Les huit autres compositeurs proposés s'inscrivant tous dans la lignée esthétique d'Heinrich Schütz (cas particulièrement d'Andreas Hammerschmidt), l'enregistrement proposé, en plus de l'exercice remarquable de la symétrie des textes avec ceux choisis par Brahms, révèle sa cohérence et son homogénéité.

Parmi les pièces remarquables, en plus de celles de Schein évoquées précédemment, on notera le Ach, Herr, lehre doch mich de Wolfgang Carl Briegel, dont la forme esthétique semble préfigurer par moment le Membra Jesu Nostri de Dietrich Buxtehude, le Selig sind die Toten de Johann Philipp Förtsch avec le choeur des voix en introduction qui s'impose d'emblée pour laisser les solistes s'exprimer avec une élégance de la ligne polyphonique tout à fait remarquable.

Toutes les subtilités, à la fois du texte et de la ligne musicale sont, comme toujours pour l'ensemble Vox Luminis, transcrits avec justesse et élégance avec d'excellents solistes et un équilibre parfait entre l'ensemble vocal et l'accompagnement instrumental. La qualité de l'enregistrement, comme toujours, est à noter avec le minimum de réverbération et une belle sensation de spacialité, une projection très correcte des voix.

Un enregistrement remarquable de plus dans la discographie de cet ensemble.
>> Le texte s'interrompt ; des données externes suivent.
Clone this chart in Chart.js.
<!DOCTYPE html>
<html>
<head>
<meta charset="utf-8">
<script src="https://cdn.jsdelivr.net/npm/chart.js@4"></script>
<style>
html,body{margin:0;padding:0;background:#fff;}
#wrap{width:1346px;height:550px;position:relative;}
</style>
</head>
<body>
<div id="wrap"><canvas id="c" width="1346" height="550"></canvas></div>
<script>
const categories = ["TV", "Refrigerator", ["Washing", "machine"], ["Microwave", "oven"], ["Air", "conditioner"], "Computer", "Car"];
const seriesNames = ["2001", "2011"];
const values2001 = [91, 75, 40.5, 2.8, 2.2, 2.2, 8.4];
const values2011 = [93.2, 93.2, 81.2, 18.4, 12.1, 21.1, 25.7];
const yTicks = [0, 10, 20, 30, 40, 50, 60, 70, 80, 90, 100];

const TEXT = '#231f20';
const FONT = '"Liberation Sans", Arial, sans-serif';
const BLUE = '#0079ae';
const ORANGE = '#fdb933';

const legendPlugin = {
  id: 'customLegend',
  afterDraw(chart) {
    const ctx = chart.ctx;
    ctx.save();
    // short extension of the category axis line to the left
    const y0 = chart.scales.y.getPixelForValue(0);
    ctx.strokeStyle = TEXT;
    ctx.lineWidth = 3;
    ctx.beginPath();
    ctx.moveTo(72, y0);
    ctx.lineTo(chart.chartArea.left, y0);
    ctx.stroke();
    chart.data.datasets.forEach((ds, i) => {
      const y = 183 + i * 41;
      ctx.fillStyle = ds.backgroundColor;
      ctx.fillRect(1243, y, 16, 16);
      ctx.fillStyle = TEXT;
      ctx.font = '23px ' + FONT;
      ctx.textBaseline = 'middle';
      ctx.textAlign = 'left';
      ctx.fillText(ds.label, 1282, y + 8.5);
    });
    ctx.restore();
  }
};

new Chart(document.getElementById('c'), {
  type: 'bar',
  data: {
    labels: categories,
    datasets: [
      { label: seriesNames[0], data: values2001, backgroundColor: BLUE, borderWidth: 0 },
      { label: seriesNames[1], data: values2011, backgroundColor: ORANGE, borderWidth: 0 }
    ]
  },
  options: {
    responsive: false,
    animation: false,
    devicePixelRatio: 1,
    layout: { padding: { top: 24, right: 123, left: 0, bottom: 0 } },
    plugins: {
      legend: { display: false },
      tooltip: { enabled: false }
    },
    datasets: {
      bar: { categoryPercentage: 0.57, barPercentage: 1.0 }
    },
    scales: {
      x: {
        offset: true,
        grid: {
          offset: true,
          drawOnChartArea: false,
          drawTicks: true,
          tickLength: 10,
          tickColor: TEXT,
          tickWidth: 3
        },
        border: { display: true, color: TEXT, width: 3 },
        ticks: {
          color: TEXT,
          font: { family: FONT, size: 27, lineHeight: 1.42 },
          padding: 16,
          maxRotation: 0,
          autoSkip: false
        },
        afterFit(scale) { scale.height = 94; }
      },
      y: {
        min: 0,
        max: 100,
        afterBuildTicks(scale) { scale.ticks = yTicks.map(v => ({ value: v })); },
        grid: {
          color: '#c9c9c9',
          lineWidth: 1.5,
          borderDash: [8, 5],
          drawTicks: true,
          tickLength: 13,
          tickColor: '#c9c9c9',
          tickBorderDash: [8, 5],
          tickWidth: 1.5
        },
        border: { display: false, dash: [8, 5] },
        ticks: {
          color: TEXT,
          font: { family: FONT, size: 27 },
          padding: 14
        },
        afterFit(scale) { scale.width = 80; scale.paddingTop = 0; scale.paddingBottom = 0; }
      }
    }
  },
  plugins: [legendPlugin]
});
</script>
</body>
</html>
Ein Deutsches Barockrequiem - Ensemble Vox Luminis - direction Lionel Meunier - Viola Blache, Victoria Cassano, Camille Hubert, Tessa Roos, Erika Tandiono, Zsuzsi Tóth & Caroline Weynants: sopranos, Alexander Chance & Jan Kullmann: contreténors, Olivier Berten, Philippe Froeliger, Raphael Höhn & Jacob Lawrence: ténors, Lionel Meunier & Sebastian Myrus: basses - Tuomo Suni & Johannes Frisch: violons, Antina Hugosson & Raquel Massadas: violes, Nicholas Milne & Andreas Linos: violes ténors, Sarah van Oudenhove: viole basse, James Munro: violone, Bart Jacobs: orgue - Label Ricercar - Outhere Music.